Victor Mallet is an author and journalist who has
reported for three decades from Asia, Africa, the Middle East, and Europe,
first for Reuters and then
for the Financial Times. From
2012 to 2016 he was based in New Delhi as the FT South Asia bureau chief,
and is currently in Hong Kong as the FT Asia
news editor. River of Life, River of Death – his new book on the Ganges – was
published by Oxford University Press in October 2017. The Trouble with Tigers, his highly praised book on the south-east
Asian industrial revolution and the 1997-98 Asian financial crisis, was
first published in 1999. He twice
won the Society of Publishers in Asia award for opinion writing.
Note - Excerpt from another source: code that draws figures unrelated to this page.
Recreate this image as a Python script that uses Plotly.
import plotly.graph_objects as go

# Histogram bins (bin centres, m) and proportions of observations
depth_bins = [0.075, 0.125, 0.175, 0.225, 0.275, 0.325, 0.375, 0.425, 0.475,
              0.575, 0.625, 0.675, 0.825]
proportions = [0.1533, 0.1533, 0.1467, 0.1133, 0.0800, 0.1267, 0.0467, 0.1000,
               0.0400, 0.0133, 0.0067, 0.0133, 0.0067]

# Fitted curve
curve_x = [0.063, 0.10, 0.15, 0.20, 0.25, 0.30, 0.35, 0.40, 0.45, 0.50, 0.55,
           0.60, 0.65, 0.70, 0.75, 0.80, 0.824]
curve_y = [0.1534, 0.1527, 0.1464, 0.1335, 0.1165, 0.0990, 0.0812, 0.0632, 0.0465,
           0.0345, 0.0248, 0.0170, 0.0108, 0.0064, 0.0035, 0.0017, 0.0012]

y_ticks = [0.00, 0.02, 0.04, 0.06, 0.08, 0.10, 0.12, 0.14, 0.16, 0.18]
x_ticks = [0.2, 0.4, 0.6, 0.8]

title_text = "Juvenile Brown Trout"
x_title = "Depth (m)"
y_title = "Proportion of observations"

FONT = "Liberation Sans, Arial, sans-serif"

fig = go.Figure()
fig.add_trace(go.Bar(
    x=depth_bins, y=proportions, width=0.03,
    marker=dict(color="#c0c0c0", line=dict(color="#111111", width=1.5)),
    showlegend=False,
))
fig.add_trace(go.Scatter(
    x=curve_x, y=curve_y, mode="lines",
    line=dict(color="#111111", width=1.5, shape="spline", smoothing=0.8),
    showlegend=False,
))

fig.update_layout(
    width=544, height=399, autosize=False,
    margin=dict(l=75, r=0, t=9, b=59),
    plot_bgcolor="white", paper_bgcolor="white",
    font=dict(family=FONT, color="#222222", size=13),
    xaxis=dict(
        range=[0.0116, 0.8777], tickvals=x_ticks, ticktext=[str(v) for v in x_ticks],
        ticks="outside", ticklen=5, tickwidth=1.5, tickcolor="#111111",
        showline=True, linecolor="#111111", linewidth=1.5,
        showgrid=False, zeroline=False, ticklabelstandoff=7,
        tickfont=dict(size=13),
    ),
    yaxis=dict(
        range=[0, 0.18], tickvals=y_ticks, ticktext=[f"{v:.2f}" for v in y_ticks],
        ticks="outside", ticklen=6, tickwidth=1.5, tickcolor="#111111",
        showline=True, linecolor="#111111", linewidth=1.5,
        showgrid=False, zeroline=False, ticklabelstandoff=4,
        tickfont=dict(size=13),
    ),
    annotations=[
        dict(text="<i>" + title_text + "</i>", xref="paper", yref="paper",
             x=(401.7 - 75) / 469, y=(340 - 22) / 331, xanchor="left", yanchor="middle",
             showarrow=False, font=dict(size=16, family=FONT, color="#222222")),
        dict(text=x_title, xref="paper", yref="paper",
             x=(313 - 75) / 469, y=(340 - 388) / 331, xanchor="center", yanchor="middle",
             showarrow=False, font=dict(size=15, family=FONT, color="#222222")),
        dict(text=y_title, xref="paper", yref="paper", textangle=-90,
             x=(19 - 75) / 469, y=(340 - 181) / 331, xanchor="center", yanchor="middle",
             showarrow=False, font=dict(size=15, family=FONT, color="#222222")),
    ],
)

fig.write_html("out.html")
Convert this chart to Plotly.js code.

In India, he
was twice awarded the Ramnath Goenka foreign correspondent’s award for
excellence in journalism – in 2012 for a feature about the rise of Narendra
Modi, and in 2015 for a magazine cover story on the Ganges.
Simon Denyer
is the Washington Post's China bureau chief, where his reporting has won
several awards. He lived in India for more than seven years as bureau chief for
the Washington Post and before that
for Reuters. He is the author of Rogue Elephant: Harnessing the Power of
India's Democracy and co-editor of Foreign
Correspondent - Fifty Years of Reporting South Asia. He also served as
president of the Foreign Correspondents Club of South Asia for two years.